I'm still irritated that a lot of AWK codes that works on other UNIX systems will fail on Ubuntu because the default AWK is MAWK instead of GAWK. In fact should not POSIX interval should be accepted by default instead of having to specify the --posix switch?

Sometimes I feel that Ubuntu development (and Linux in general) has gone in the direction of eye-candy too much and this has left much of the truly important part unmaintained. It's like a rusty car body painted over with coat upon coats of expensive shiny new paint - beautiful to look at but if you poke too hard in the wrong places your finger may just go right through.

Anyways (sigh...) I'm hoping Hardy Heron will be an improvement.

Have a happy 2008 too, and thanks again.

st

riks
July 25th, 2008, 06:32 PM
What frustrates me is that the mawk man page states that it "uses extended regular expressions as with egrep(1)." I would expect that to mean that [:alnum:] would work.

I ended up installing gawk, and I wonder why this isn't the default implementation of awk.

mbaysek
November 10th, 2008, 04:19 PM
I recently had someone tell me that awk was "broken" on one of our compute nodes. It turns out that it was because mawk was the default.

If you do a test against the various versions of awk, mawk is much faster for most of the basic operations than the other versions, especially gawk. When you are processing very large files, this makes a massive difference.

It is for this reason that I am appreciative of Ubuntu's choice to make mawk the default. gawk is there if you need it, just run it by name. For anything else, just using awk (mawk) is a much faster experience.

If you really want to permanently make gawk the system-wide default, you can run

sudo update-alternatives -s awk /usr/bin/gawk

seetho
November 13th, 2008, 03:23 AM
If you do a test against the various versions of awk, mawk is much faster for most of the basic operations than the other versions, especially gawk. When you are processing very large files, this makes a massive difference.

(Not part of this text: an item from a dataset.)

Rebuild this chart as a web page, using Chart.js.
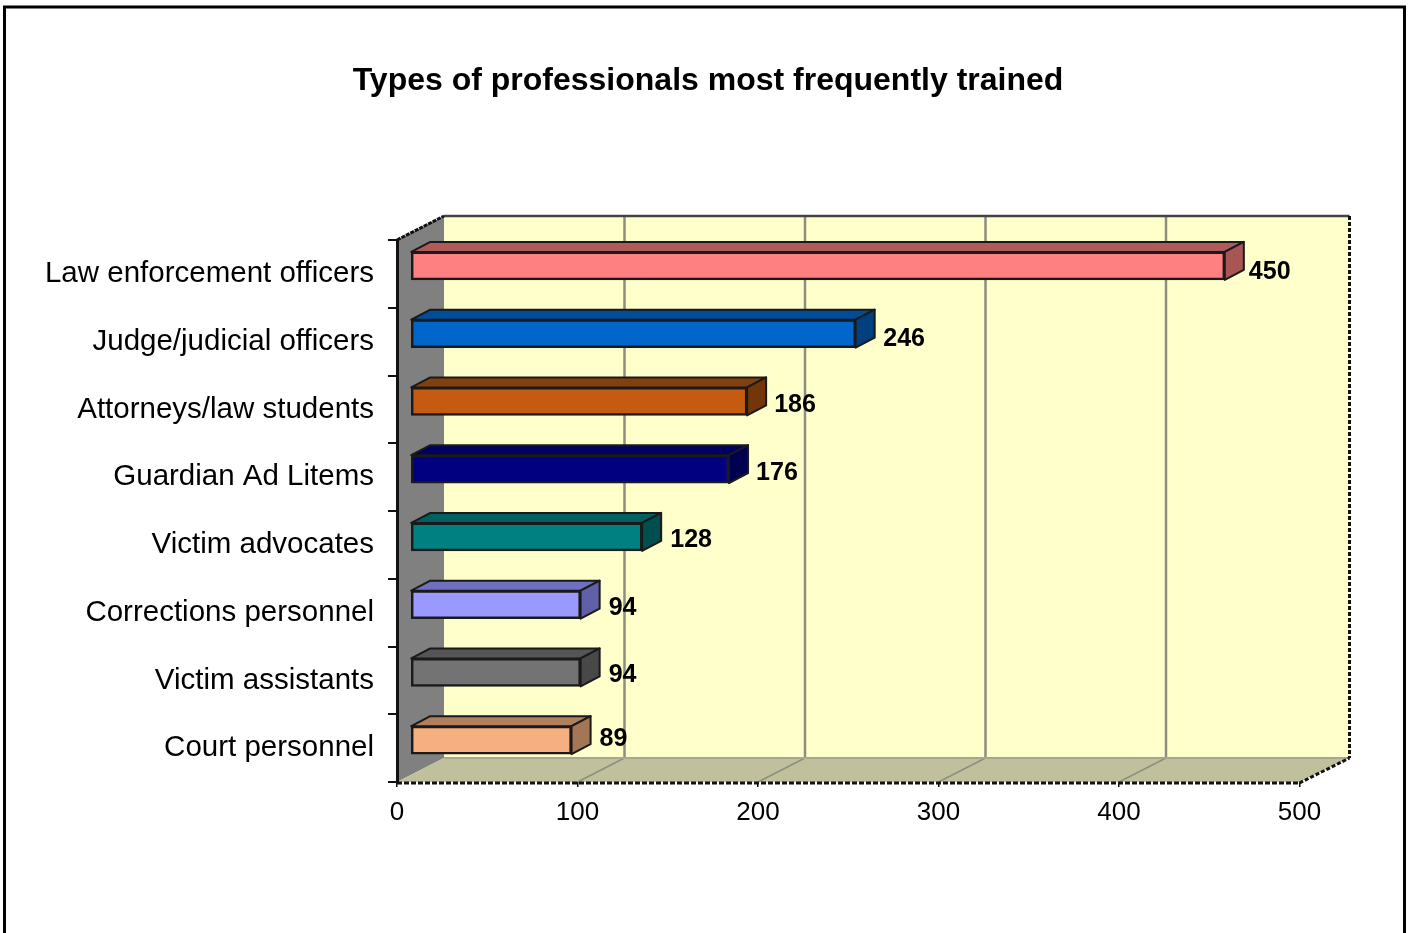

Thanks. Now I understand the reason behind it. In my opinion Ubuntu is mostly used by desktop users and "not so knowledgeable" users like me would expect awk to work as "advertised". IMHO, would make more sense to make gawk the default awk and users that need to process massive amounts of data can twiddle it to use mawk instead.

troyready
March 14th, 2010, 05:40 AM
Sorry to resurrect an old thread, but this came up highly on a Google search for a problem I was having compiling Linux from Scratch. Just wanted to mention that it fixed my problems building glibc on a Karmic system, but the command listed above needed to be modified slightly:


sudo update-alternatives --set awk /usr/bin/gawk

bugmum
June 15th, 2012, 09:57 AM
I recently had someone tell me that awk was "broken" on one of our compute nodes. It turns out that it was because mawk was the default.

If you do a test against the various versions of awk, mawk is much faster for most of the basic operations than the other versions, especially gawk. When you are processing very large files, this makes a massive difference.

It is for this reason that I am appreciative of Ubuntu's choice to make mawk the default. gawk is there if you need it, just run it by name. For anything else, just using awk (mawk) is a much faster experience.

If you really want to permanently make gawk the system-wide default, you can run

sudo update-alternatives -s awk /usr/bin/gawk

I know its an old topic, but i got relinked to this side by google :).

mawk is quite nice but it isn't suited for big data, it can't handle more than 32000 columns. I dont know if the new version 1.3.4 (by Thomas E. Dickey http://invisible-island.net/mawk/mawk.html#download) changed this problem.

Gawk can handle big files, but is way slower than mawk on files less than 32k columns.
So for "everyday" use i would prefer gawk, because it can handle all kind of datasizes.